Diterbitkan di Koran Harian Jambi Ekspress, 20 Mei 2014
Martir
demokrasi, begitulah sebutan bagi mahasiswa yang pada saat peristiwa reformasi
memuncak di negeri ini, mereka tumbang oleh hantaman peluru panas dari aparat
keamanan negara yang diutus untuk menstabilkan desakan gelombang gerakan
mahasiswa menuntut reformasi dari rezim otoriter orde baru. Saat itu, mereka
adalah martir bagi tegakknya demokrasi yang diimpikan selama lebih tiga puluh
dua tahun orde baru berkuasa, dan selama itu pula hak rakyat akan kehidupan
demokrasi yang semestinya dibungkam dan dikangkangi oleh keotoriteran orde baru
bersama sistem kekuatan militernya.
Gerakan reformasi yang dimotori oleh
mahasiswa itu tidak terelakkan lagi pada masa orde baru, pasca dinyatakan terpilihnya
kembali Soeharto sebagai presiden Republik Indonesia ditahun 1998, dan semakin
memasukkan kroni-kroni dan dinasti politiknya pada susunan kabinet yang
dibentuknya. Disamping itu, kekerasan atas nama stabilitas politik semakin
masif diberlakukan kepada rakyat dengan menafikkan hak asasi manusia. Dibidang ekonomi, kesenjangan juga
semakin menunjukkan wajahnya antara kondisi-kondisi yang semakin tidak
menguntungkan, tidak berpihak dan tidak mensejahterakan rakyat, melainkan keberpihakkan
lebih kepada klien-klien orde baru yang dimonopoli oleh borjuasi lokal dan
pihak asing. Pembangunan sebagai konsep ketahanan orde baru menghisap begitu
banyak darah rakyat dan menggelembungkan kapitalis, bukan rakyat.
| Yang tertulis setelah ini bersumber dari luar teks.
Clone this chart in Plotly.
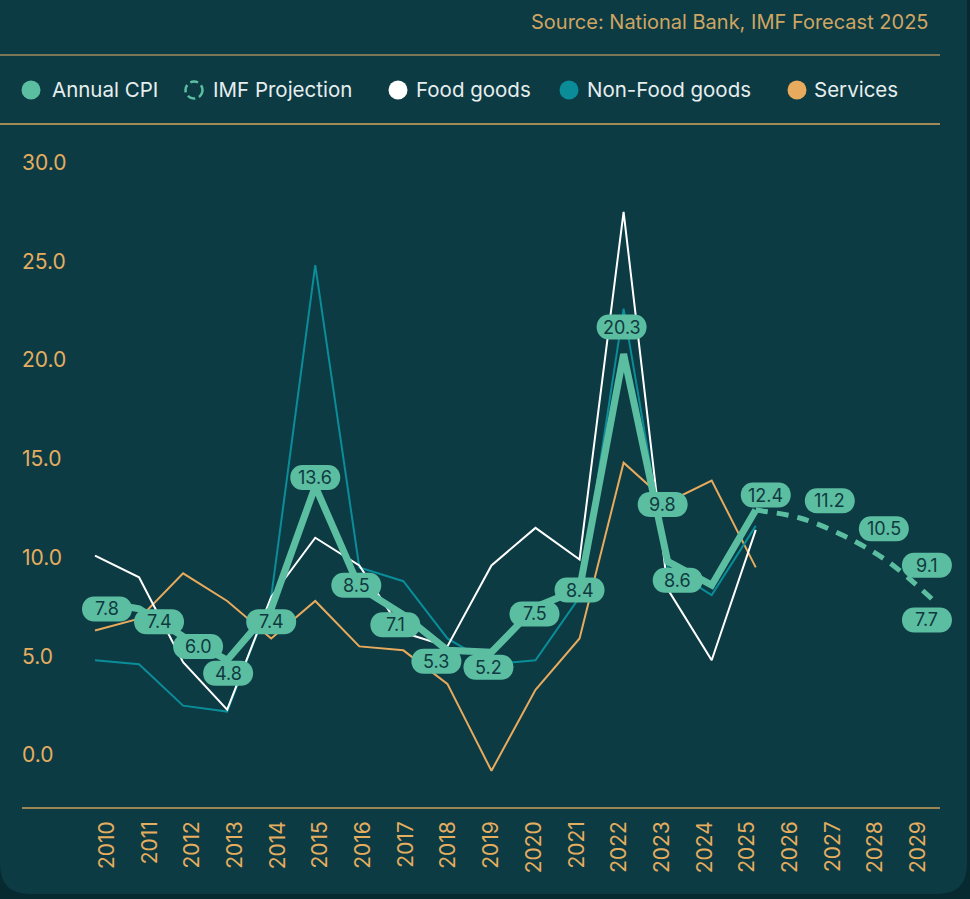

Sejarah gerakan mahasiswa di negeri ini telah
berlangsung beberapa dekade, pada masa kemerdekaan, hingga reformasi. Gerakan
mahasiswa merupakan bagian dari penguatan civil society dalam domain antara
subkultur kekuasaan yaitu negara, subkultur ekonomi yaitu pihak swasta, dan
subukultur sosial yaitu rakyat. Respon mahasiswa sebagai kelas menengah
terdidik terhadap kondisi disekitar mereka merupakan suatu kesadaran yang
dibangun oleh kelas mereka untuk mengawal ketidakseimbangan, ketidakadilan dan ketidakberpihakkan
subkultur kekuasaan yang seharusnya melayani rakyat sebagai subkultur sosial
yang mendukung kekuasaan bersama dengan kelas menengah terdidik tersebut.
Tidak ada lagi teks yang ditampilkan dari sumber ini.